Write out the material again exactly, please, and omit the pictures.

# START OF Material

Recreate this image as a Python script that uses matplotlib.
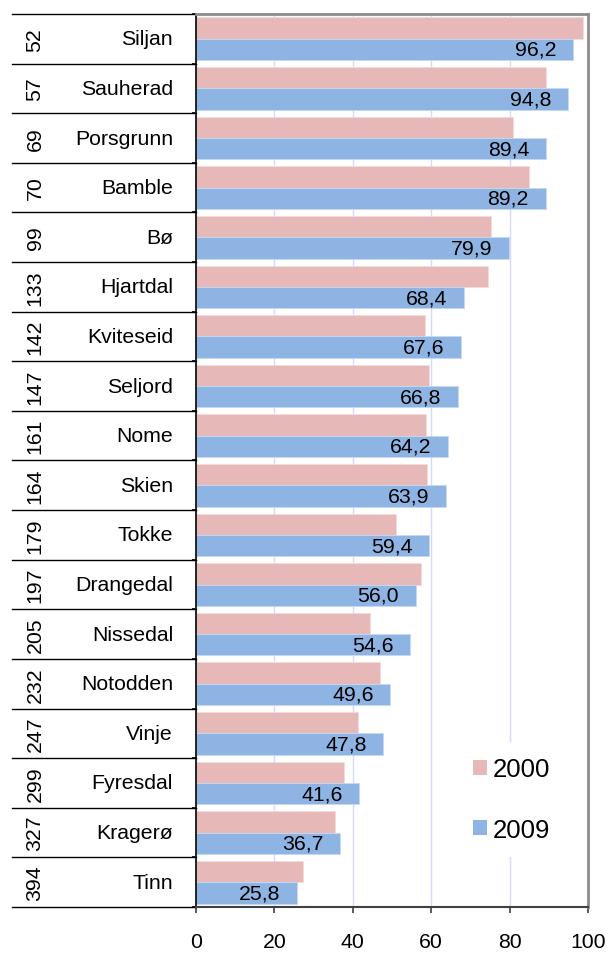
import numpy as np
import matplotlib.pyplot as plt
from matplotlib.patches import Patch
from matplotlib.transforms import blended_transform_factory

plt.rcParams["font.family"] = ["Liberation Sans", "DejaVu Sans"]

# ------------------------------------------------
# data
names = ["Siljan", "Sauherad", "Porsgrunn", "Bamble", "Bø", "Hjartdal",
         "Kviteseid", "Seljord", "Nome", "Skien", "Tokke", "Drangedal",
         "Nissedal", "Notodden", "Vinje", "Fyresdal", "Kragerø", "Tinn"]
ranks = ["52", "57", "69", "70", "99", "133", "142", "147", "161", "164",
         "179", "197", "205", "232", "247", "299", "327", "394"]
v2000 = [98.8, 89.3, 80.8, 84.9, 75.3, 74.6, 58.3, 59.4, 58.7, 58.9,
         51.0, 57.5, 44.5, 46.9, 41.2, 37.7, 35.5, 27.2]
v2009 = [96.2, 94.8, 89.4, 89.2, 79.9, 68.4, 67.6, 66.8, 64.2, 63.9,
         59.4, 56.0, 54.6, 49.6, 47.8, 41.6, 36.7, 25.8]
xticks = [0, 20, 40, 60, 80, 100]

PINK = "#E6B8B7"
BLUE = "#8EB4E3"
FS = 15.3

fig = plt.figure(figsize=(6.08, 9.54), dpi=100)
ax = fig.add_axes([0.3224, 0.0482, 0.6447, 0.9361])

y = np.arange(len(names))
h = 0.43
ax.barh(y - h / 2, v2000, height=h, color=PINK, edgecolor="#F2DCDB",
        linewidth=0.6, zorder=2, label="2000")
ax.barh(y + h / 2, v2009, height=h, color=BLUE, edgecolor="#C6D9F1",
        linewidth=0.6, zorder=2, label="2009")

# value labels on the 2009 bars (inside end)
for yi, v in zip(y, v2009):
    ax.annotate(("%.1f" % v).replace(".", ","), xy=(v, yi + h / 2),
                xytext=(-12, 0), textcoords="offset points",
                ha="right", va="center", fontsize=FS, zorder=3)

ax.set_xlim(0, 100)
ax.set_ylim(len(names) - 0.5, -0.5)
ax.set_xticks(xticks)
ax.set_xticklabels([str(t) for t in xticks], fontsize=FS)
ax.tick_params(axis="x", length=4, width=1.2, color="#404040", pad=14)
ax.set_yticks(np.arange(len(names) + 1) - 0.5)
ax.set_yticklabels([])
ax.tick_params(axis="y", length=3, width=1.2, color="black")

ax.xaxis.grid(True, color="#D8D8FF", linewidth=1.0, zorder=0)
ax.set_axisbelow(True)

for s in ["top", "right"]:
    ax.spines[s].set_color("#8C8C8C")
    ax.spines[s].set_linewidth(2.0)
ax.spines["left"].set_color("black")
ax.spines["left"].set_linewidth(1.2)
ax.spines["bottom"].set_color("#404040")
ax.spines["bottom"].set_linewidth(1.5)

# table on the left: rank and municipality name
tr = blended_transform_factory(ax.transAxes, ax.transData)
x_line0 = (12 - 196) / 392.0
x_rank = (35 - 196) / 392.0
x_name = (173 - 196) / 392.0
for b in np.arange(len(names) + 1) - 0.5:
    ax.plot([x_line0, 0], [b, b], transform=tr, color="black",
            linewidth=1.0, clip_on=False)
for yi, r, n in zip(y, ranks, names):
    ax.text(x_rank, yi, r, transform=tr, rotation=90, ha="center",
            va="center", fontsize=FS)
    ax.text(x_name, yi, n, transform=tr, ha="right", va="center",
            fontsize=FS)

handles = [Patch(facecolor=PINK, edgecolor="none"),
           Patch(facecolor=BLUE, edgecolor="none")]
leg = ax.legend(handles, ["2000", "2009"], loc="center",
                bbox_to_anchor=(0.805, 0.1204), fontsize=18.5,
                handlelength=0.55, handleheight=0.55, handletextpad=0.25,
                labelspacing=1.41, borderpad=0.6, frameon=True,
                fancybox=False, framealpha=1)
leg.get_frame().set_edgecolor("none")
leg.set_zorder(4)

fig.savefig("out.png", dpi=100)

# END OF Material

Reply |
Recreate this image as a Python script that uses matplotlib.
import numpy as np
import matplotlib.pyplot as plt
from matplotlib.patches import Patch
from matplotlib.transforms import blended_transform_factory

plt.rcParams["font.family"] = ["Liberation Sans", "DejaVu Sans"]

# ------------------------------------------------
# data
names = ["Siljan", "Sauherad", "Porsgrunn", "Bamble", "Bø", "Hjartdal",
         "Kviteseid", "Seljord", "Nome", "Skien", "Tokke", "Drangedal",
         "Nissedal", "Notodden", "Vinje", "Fyresdal", "Kragerø", "Tinn"]
ranks = ["52", "57", "69", "70", "99", "133", "142", "147", "161", "164",
         "179", "197", "205", "232", "247", "299", "327", "394"]
v2000 = [98.8, 89.3, 80.8, 84.9, 75.3, 74.6, 58.3, 59.4, 58.7, 58.9,
         51.0, 57.5, 44.5, 46.9, 41.2, 37.7, 35.5, 27.2]
v2009 = [96.2, 94.8, 89.4, 89.2, 79.9, 68.4, 67.6, 66.8, 64.2, 63.9,
         59.4, 56.0, 54.6, 49.6, 47.8, 41.6, 36.7, 25.8]
xticks = [0, 20, 40, 60, 80, 100]

PINK = "#E6B8B7"
BLUE = "#8EB4E3"
FS = 15.3

fig = plt.figure(figsize=(6.08, 9.54), dpi=100)
ax = fig.add_axes([0.3224, 0.0482, 0.6447, 0.9361])

y = np.arange(len(names))
h = 0.43
ax.barh(y - h / 2, v2000, height=h, color=PINK, edgecolor="#F2DCDB",
        linewidth=0.6, zorder=2, label="2000")
ax.barh(y + h / 2, v2009, height=h, color=BLUE, edgecolor="#C6D9F1",
        linewidth=0.6, zorder=2, label="2009")

# value labels on the 2009 bars (inside end)
for yi, v in zip(y, v2009):
    ax.annotate(("%.1f" % v).replace(".", ","), xy=(v, yi + h / 2),
                xytext=(-12, 0), textcoords="offset points",
                ha="right", va="center", fontsize=FS, zorder=3)

ax.set_xlim(0, 100)
ax.set_ylim(len(names) - 0.5, -0.5)
ax.set_xticks(xticks)
ax.set_xticklabels([str(t) for t in xticks], fontsize=FS)
ax.tick_params(axis="x", length=4, width=1.2, color="#404040", pad=14)
ax.set_yticks(np.arange(len(names) + 1) - 0.5)
ax.set_yticklabels([])
ax.tick_params(axis="y", length=3, width=1.2, color="black")

ax.xaxis.grid(True, color="#D8D8FF", linewidth=1.0, zorder=0)
ax.set_axisbelow(True)

for s in ["top", "right"]:
    ax.spines[s].set_color("#8C8C8C")
    ax.spines[s].set_linewidth(2.0)
ax.spines["left"].set_color("black")
ax.spines["left"].set_linewidth(1.2)
ax.spines["bottom"].set_color("#404040")
ax.spines["bottom"].set_linewidth(1.5)

# table on the left: rank and municipality name
tr = blended_transform_factory(ax.transAxes, ax.transData)
x_line0 = (12 - 196) / 392.0
x_rank = (35 - 196) / 392.0
x_name = (173 - 196) / 392.0
for b in np.arange(len(names) + 1) - 0.5:
    ax.plot([x_line0, 0], [b, b], transform=tr, color="black",
            linewidth=1.0, clip_on=False)
for yi, r, n in zip(y, ranks, names):
    ax.text(x_rank, yi, r, transform=tr, rotation=90, ha="center",
            va="center", fontsize=FS)
    ax.text(x_name, yi, n, transform=tr, ha="right", va="center",
            fontsize=FS)

handles = [Patch(facecolor=PINK, edgecolor="none"),
           Patch(facecolor=BLUE, edgecolor="none")]
leg = ax.legend(handles, ["2000", "2009"], loc="center",
                bbox_to_anchor=(0.805, 0.1204), fontsize=18.5,
                handlelength=0.55, handleheight=0.55, handletextpad=0.25,
                labelspacing=1.41, borderpad=0.6, frameon=True,
                fancybox=False, framealpha=1)
leg.get_frame().set_edgecolor("none")
leg.set_zorder(4)

fig.savefig("out.png", dpi=100)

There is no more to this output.